● **Dataset extract**:
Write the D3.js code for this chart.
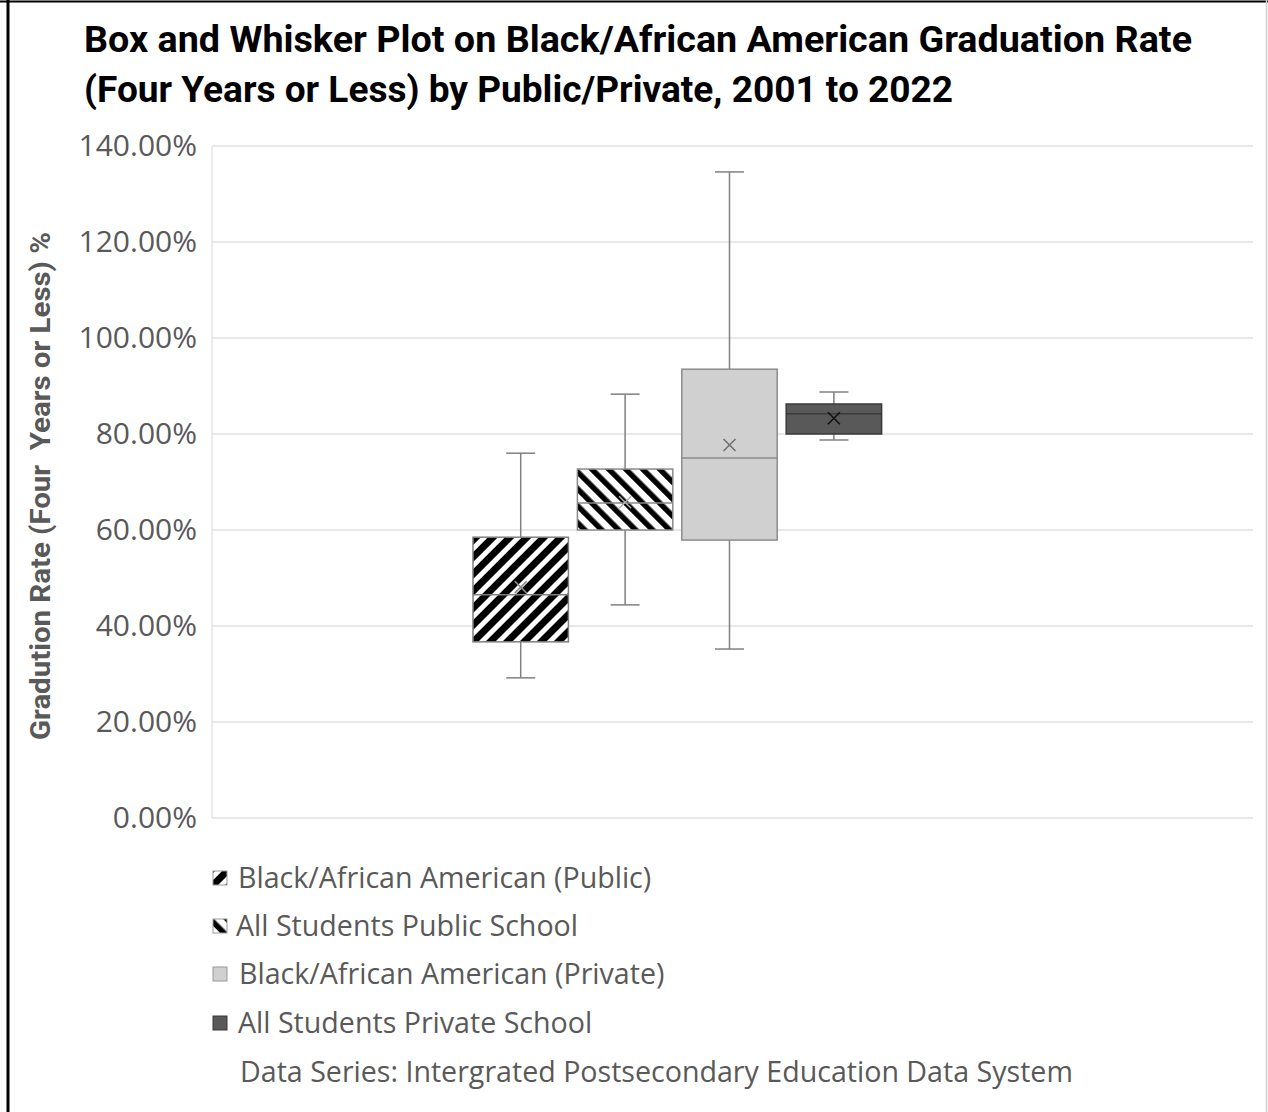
<!DOCTYPE html>
<html>
<head>
    <meta charset="utf-8">
    <title>Box and Whisker Plot</title>
    <script src="https://d3js.org/d3.v7.min.js"></script>
    <style>
        body { margin: 0; background: #fff; }
        svg { display: block; }
    </style>
</head>
<body>
    <svg id="chart" width="1268" height="1112"></svg>
    <script>
        // series (one category, Excel-style box plot)
        const seriesNames = [
            "Black/African American (Public)",
            "All Students Public School",
            "Black/African American (Private)",
            "All Students Private School",
            "Data Series: Intergrated Postsecondary Education Data System"
        ];
        // five-number summaries (fractions)
        const whiskerLow = [0.292, 0.444, 0.352, 0.7875, null];
        const q1Values   = [0.367, 0.600, 0.579, 0.800, null];
        const medians    = [0.465, 0.656, 0.750, 0.842, null];
        const q3Values   = [0.585, 0.727, 0.935, 0.8625, null];
        const whiskerHigh = [0.760, 0.883, 1.346, 0.8875, null];
        const means      = [0.481, 0.658, 0.777, 0.833, null];

        const yTicks = [0, 0.2, 0.4, 0.6, 0.8, 1.0, 1.2, 1.4];

        const svg = d3.select("#chart");
        const W = 1268, H = 1112;
        svg.append("rect").attr("width", W).attr("height", H).attr("fill", "#fff");

        // frame round the picture
        svg.append("line").attr("x1", 8).attr("x2", 8).attr("y1", 0).attr("y2", H)
            .attr("stroke", "#000").attr("stroke-width", 3);
        svg.append("line").attr("x1", 0).attr("x2", W).attr("y1", 1.5).attr("y2", 1.5)
            .attr("stroke", "#000").attr("stroke-width", 2);
        svg.append("line").attr("x1", 1266.5).attr("x2", 1266.5).attr("y1", 0).attr("y2", H)
            .attr("stroke", "#d0d0d0").attr("stroke-width", 1.5);

        const defs = svg.append("defs");
        // black with white "/" stripes
        const p1 = defs.append("pattern").attr("id", "stripeA").attr("patternUnits", "userSpaceOnUse")
            .attr("width", 12).attr("height", 12).attr("patternTransform", "rotate(45)");
        p1.append("rect").attr("width", 12).attr("height", 12).attr("fill", "#000");
        p1.append("rect").attr("width", 5).attr("height", 12).attr("fill", "#fff");
        // white with black "\" stripes
        const p2 = defs.append("pattern").attr("id", "stripeB").attr("patternUnits", "userSpaceOnUse")
            .attr("width", 12).attr("height", 12).attr("patternTransform", "rotate(-45)");
        p2.append("rect").attr("width", 12).attr("height", 12).attr("fill", "#fff");
        p2.append("rect").attr("width", 5.5).attr("height", 12).attr("fill", "#000");

        const fills = ["url(#stripeA)", "url(#stripeB)", "#d0d0d0", "#595959", "none"];
        const boxStroke = ["#7f7f7f", "#8a8a8a", "#8c8c8c", "#3a3a3a", "none"];
        const meanStroke = ["#8a8a8a", "#b0b0b0", "#6e6e6e", "#111", "none"];

        const plot = { left: 212, right: 1253, top: 146, bottom: 818 };

        const y = d3.scaleLinear().domain([0, 1.4]).range([plot.bottom, plot.top]);
        const x = d3.scaleBand().domain(seriesNames).range([plot.left, plot.right - 6])
            .paddingInner(0.086).paddingOuter(2.5);

        const narrow = "Roboto, 'DejaVu Sans', sans-serif";

        // title (condensed by textLength, no narrow face installed)
        const titleLines = [
            ["Box and Whisker Plot on Black/African American Graduation Rate", 52, 1108],
            ["(Four Years or Less) by Public/Private, 2001 to 2022", 102, 869]
        ];
        svg.append("g").selectAll("text").data(titleLines).join("text")
            .attr("x", 84).attr("y", d => d[1])
            .attr("textLength", d => d[2]).attr("lengthAdjust", "spacingAndGlyphs")
            .attr("font-family", narrow).attr("font-weight", "bold")
            .attr("font-size", 37).attr("fill", "#000")
            .text(d => d[0]);

        // gridlines
        svg.append("g").selectAll("line").data(yTicks).join("line")
            .attr("x1", plot.left).attr("x2", plot.right)
            .attr("y1", d => y(d)).attr("y2", d => y(d))
            .attr("stroke", "#e0e0e0").attr("stroke-width", 1.5);
        svg.append("line").attr("x1", plot.left).attr("x2", plot.left)
            .attr("y1", plot.top).attr("y2", plot.bottom)
            .attr("stroke", "#e4e4e4").attr("stroke-width", 1.5);

        // y axis labels
        const yAxis = d3.axisLeft(y).tickValues(yTicks).tickSize(0).tickPadding(15)
            .tickFormat(d3.format(".2%"));
        const ga = svg.append("g").attr("transform", `translate(${plot.left},0)`).call(yAxis);
        ga.select(".domain").remove();
        ga.selectAll("text").attr("font-family", "'Open Sans', sans-serif")
            .attr("font-size", 30).attr("fill", "#595959");

        svg.append("text")
            .attr("transform", `translate(50,${(plot.top + plot.bottom) / 2 + 4}) rotate(-90)`)
            .attr("text-anchor", "middle")
            .attr("textLength", 508).attr("lengthAdjust", "spacingAndGlyphs")
            .attr("font-family", narrow)
            .attr("font-weight", "bold").attr("font-size", 27).attr("fill", "#595959")
            .attr("xml:space", "preserve")
            .text("Gradution Rate (Four  Years or Less) %");

        // boxes
        const data = seriesNames.map((s, i) => ({
            name: s, i, lo: whiskerLow[i], q1: q1Values[i], med: medians[i],
            q3: q3Values[i], hi: whiskerHigh[i], mean: means[i]
        })).filter(d => d.lo !== null);

        const capW = 29;
        const g = svg.append("g").selectAll("g").data(data).join("g");
        g.each(function (d) {
            const sel = d3.select(this);
            const x0 = x(d.name), bw = x.bandwidth(), cx = x0 + bw / 2;
            const wStroke = "#808080";
            // whiskers
            sel.append("line").attr("x1", cx).attr("x2", cx).attr("y1", y(d.hi)).attr("y2", y(d.q3))
                .attr("stroke", wStroke).attr("stroke-width", 1.5);
            sel.append("line").attr("x1", cx).attr("x2", cx).attr("y1", y(d.q1)).attr("y2", y(d.lo))
                .attr("stroke", wStroke).attr("stroke-width", 1.5);
            [d.hi, d.lo].forEach(v => sel.append("line")
                .attr("x1", cx - capW / 2).attr("x2", cx + capW / 2).attr("y1", y(v)).attr("y2", y(v))
                .attr("stroke", wStroke).attr("stroke-width", 1.5));
            // box
            sel.append("rect").attr("x", x0).attr("width", bw)
                .attr("y", y(d.q3)).attr("height", y(d.q1) - y(d.q3))
                .attr("fill", fills[d.i]).attr("stroke", boxStroke[d.i]).attr("stroke-width", 1.5);
            // median
            sel.append("line").attr("x1", x0).attr("x2", x0 + bw).attr("y1", y(d.med)).attr("y2", y(d.med))
                .attr("stroke", boxStroke[d.i]).attr("stroke-width", 1.5);
            // mean marker
            const my = y(d.mean), s = 6;
            sel.append("path")
                .attr("d", `M${cx - s},${my - s}L${cx + s},${my + s}M${cx - s},${my + s}L${cx + s},${my - s}`)
                .attr("stroke", meanStroke[d.i]).attr("stroke-width", 1.5).attr("fill", "none");
        });

        // legend
        const legY = [878, 926, 974, 1023, 1072];
        const legX = [238, 236, 239, 238, 240];
        const leg = svg.append("g").selectAll("g").data(seriesNames).join("g");
        leg.each(function (name, i) {
            const sel = d3.select(this);
            if (i < 4) {
                sel.append("rect").attr("x", 213).attr("y", legY[i] - 7).attr("width", 14).attr("height", 14)
                    .attr("fill", fills[i]).attr("stroke", i === 3 ? "#3a3a3a" : "#9a9a9a").attr("stroke-width", 1);
            }
            sel.append("text").attr("x", legX[i]).attr("y", legY[i]).attr("dy", "0.35em")
                .attr("font-family", "'Open Sans', sans-serif").attr("font-size", 28.6)
                .attr("fill", "#595959").text(name);
        });
    </script>
</body>
</html>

● **Written instruction**: Review the material and copy each line in which the word "chart" appears.

● **Expected answer**:
Write the D3.js code for this chart.
    <svg id="chart" width="1268" height="1112"></svg>
        const svg = d3.select("#chart");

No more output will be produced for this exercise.